Goal of the exercise:
Restate the lines word for word, from the first line of the records through the line containing "(55, 380, 364, 626), (494, 380, 802, 626)]". Leave out the pictures and anything after that line.

Rows from a dataset:
________
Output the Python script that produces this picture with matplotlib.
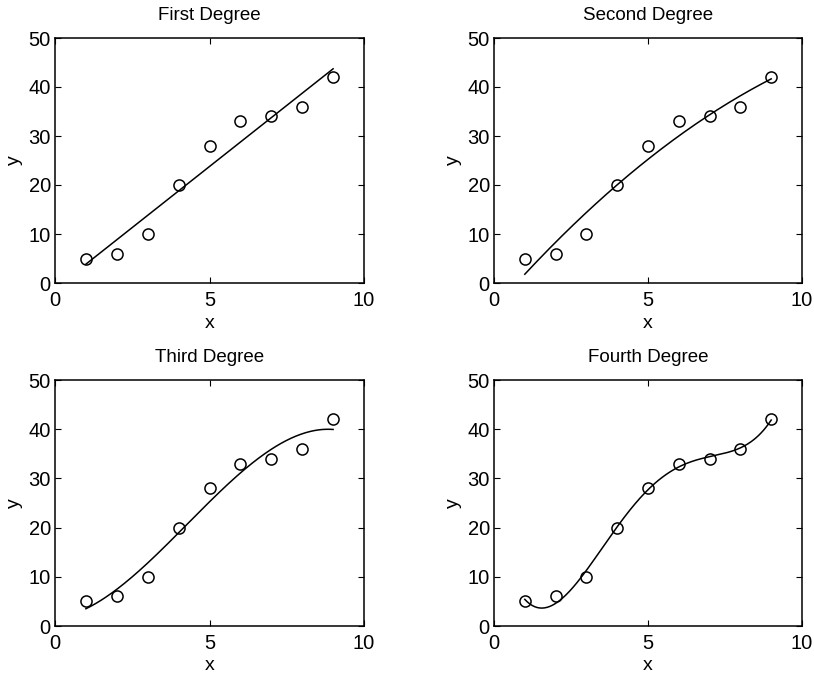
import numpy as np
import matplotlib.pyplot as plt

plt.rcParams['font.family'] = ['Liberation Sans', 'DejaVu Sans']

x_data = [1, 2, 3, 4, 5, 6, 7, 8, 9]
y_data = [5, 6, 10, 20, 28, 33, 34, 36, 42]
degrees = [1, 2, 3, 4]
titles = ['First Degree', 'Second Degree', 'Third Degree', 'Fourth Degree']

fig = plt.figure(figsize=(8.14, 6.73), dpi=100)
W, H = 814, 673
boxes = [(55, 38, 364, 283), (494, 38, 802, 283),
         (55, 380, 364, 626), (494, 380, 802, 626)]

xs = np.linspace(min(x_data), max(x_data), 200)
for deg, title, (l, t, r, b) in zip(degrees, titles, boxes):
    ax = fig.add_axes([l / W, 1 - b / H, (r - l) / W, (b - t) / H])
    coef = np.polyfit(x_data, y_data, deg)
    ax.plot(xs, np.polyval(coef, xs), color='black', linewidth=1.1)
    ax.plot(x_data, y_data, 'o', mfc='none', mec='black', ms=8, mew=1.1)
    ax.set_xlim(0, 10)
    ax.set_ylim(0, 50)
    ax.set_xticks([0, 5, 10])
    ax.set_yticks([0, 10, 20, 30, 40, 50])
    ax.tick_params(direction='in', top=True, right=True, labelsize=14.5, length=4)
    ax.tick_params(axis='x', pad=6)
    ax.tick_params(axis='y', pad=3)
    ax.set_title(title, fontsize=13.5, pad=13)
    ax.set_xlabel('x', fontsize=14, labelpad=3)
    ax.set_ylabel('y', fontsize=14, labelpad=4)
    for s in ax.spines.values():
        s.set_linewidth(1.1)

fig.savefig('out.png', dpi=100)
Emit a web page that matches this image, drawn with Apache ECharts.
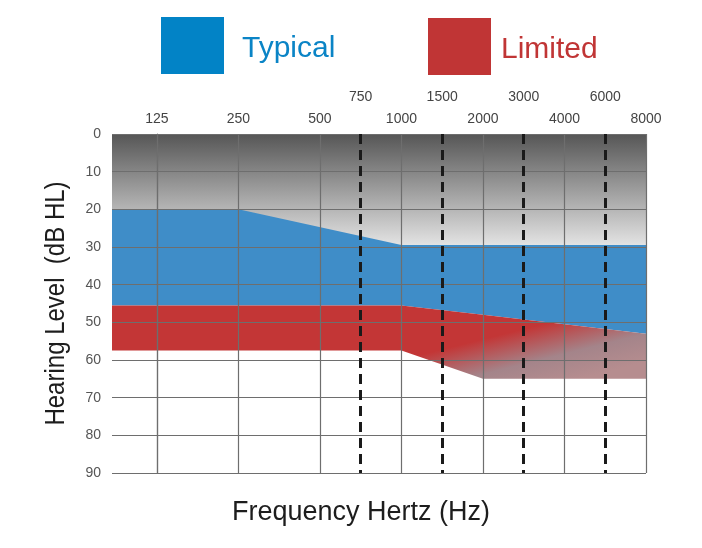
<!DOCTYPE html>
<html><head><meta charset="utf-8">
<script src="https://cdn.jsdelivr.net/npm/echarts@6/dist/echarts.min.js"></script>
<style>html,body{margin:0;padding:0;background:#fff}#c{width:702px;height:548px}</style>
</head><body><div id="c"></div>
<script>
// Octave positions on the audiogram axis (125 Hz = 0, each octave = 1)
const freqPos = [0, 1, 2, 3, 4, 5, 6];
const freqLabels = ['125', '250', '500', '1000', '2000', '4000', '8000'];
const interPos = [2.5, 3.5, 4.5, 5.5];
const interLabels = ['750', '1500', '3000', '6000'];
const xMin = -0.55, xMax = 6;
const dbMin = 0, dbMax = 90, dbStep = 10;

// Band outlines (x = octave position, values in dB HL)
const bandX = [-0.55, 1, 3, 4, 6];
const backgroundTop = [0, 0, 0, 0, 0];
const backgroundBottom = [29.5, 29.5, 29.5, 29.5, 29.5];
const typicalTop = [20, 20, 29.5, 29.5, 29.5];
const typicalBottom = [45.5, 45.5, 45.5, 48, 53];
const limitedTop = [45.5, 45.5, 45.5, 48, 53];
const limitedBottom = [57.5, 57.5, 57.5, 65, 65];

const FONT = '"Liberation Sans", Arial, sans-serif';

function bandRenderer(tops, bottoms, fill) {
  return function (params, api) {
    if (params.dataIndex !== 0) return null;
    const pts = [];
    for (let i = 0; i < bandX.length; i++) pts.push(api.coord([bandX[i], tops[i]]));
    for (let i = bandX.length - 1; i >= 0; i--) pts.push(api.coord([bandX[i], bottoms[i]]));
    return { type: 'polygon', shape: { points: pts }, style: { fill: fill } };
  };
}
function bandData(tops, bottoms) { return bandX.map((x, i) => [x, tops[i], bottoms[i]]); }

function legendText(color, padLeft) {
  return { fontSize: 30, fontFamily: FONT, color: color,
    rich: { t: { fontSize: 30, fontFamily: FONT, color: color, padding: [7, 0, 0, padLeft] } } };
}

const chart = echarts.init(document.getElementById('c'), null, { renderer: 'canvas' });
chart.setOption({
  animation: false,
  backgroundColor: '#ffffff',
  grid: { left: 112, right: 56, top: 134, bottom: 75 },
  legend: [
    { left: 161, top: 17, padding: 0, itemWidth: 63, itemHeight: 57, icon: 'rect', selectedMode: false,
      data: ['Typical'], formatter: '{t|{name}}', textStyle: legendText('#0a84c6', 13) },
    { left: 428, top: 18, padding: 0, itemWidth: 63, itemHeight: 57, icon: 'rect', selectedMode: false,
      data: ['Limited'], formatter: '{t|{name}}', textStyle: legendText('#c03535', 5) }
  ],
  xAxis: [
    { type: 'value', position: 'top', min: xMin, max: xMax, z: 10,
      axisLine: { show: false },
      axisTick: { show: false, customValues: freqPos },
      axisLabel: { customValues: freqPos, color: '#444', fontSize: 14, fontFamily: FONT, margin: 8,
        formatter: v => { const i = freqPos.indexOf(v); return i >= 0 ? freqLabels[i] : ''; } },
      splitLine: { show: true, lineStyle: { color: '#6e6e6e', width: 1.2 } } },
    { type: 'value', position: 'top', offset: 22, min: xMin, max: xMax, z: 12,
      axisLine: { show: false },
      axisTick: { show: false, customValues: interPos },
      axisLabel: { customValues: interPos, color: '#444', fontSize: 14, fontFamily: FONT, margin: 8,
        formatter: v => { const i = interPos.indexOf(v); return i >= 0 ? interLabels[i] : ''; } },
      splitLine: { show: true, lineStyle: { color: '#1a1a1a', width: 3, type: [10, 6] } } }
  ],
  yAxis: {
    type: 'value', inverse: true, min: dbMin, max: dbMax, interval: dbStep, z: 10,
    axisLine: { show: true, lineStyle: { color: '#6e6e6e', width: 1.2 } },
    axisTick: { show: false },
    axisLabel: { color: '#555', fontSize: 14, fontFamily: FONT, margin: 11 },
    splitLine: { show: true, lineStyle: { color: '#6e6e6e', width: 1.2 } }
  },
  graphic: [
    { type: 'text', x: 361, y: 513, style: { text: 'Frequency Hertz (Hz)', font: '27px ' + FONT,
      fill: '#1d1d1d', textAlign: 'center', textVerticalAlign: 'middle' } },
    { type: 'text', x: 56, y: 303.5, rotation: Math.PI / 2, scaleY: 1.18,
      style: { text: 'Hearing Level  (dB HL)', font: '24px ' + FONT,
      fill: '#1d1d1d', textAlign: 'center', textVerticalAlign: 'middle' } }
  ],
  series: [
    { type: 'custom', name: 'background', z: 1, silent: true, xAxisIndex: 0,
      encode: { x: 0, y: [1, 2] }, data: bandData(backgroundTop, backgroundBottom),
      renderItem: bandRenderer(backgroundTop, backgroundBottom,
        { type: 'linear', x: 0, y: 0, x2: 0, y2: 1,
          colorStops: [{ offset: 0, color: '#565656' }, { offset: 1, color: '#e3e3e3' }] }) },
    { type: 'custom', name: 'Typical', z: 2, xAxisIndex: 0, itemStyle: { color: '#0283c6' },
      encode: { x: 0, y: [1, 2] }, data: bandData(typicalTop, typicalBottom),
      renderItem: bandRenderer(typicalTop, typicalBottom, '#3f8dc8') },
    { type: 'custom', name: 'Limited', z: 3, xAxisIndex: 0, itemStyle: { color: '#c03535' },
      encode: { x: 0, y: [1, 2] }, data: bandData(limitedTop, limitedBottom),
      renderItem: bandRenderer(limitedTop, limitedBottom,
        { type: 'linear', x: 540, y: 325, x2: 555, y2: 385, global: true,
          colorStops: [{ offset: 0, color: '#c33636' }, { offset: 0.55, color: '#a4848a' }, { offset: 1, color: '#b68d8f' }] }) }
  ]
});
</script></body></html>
________
The result:
Output the Python script that produces this picture with matplotlib.
import numpy as np
import matplotlib.pyplot as plt

plt.rcParams['font.family'] = ['Liberation Sans', 'DejaVu Sans']

x_data = [1, 2, 3, 4, 5, 6, 7, 8, 9]
y_data = [5, 6, 10, 20, 28, 33, 34, 36, 42]
degrees = [1, 2, 3, 4]
titles = ['First Degree', 'Second Degree', 'Third Degree', 'Fourth Degree']

fig = plt.figure(figsize=(8.14, 6.73), dpi=100)
W, H = 814, 673
boxes = [(55, 38, 364, 283), (494, 38, 802, 283),
         (55, 380, 364, 626), (494, 380, 802, 626)]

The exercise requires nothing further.